O milho plantado atualmente tem pouca proteção de palha. Com um pequeno rasgo se chega facilmente à espiga, o que não acontece com o milho crioulo. O que vale para o milho moderno é ter alta produtividade em grãos, com pouca palha - que tem coloração uniforme. Mas, além da quantidade de palha no milho crioulo, a diversidade de nuanças destas palhas é fundamental no estilo das peças tramadas para formar desenhos em tonalidades diferentes. Laranja, vinho, marrom, amarelo, são as cores que dão vida às peças. 

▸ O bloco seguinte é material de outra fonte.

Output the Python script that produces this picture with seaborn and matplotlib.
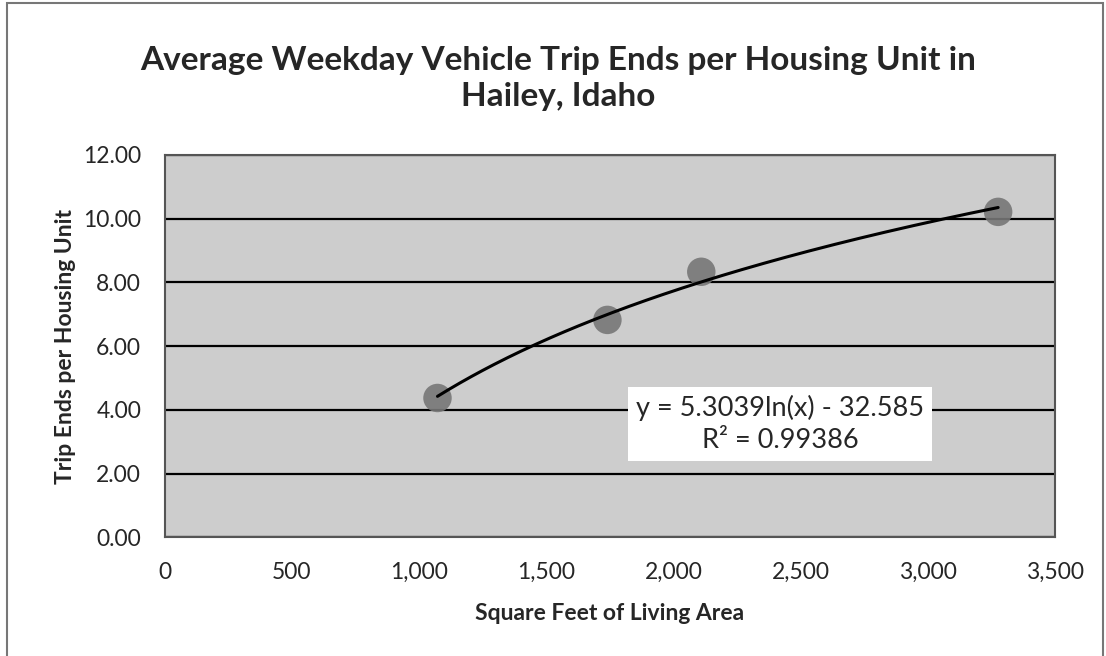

Agora, cestarias, artesanato, o que importam?  E quanto aos bichos, bem, pra que servem defensivos, afinal? Proteção natural deixou de importar. Um dia, quem sabe, quando todas as pragas forem resistentes a defensivos tóxicos, vamos voltar a dar valor às artimanhas da natureza. Por enquanto, o que se faz é ir destampando um santo para tampar outro, lutando para manter o frágil equilíbrio forjado ao longo de séculos de seleção natural, lidando agora com os efeitos colaterais.  Tudo para aumentar a produtividade.  A que custo e até quando?  A buva, por exemplo (por sinal, gostosa e erva apimentada), que infesta pastos e roças de milho, já não sucumbe aos herbicidas nas dosagens recomendadas,  exigindo uma carga maior, com impacto ambiental incalculável. Ao mesmo tempo, as abelhas, fundamentais na polinização das plantas alimentícias, grãos e frutos, estão sendo dizimadas rapidamente pelo excesso de agrotóxicos, entre outros fatores.  

Farinha feita com os milhos coloridos
Então, vamos ficar atentos e valorizar iniciativas como as de Alice que planta muitas variedades de milho crioulo até em terras arrendadas, incentiva outros artesãos, faz lindos vasos e cestas e ensina um ofício que vem de família. Veja o trabalho dela e da cooperativa no facebook.  Como guardiã de sementes, Alice conta que ali mesmo, no Revelando São Paulo, doou algumas espigas para índios participantes da feira - quiseram recuperar variedades que até eles já perderam. Bem, quanto ao milho plantado para o artesanato, algumas espigas viram farinha, deliciosa - ainda mais pela história que traz junto.  E uma ela me deu pra plantar - e já o fiz. 

Milho do meu avô
Ah, outra coisa que me deixou feliz recentemente é que consegui uma variedade de milho crioulo que vem do meu avô desde quando ela tinha 17 anos. Estava com meu pai que vendeu o sítio e não carregou a semente. Mas uma amiga, Meire, de Fartura, me ajudou a recuperar sementes para eu plantar em Piracaia - meu pai havia dado um pouco para um produtor local.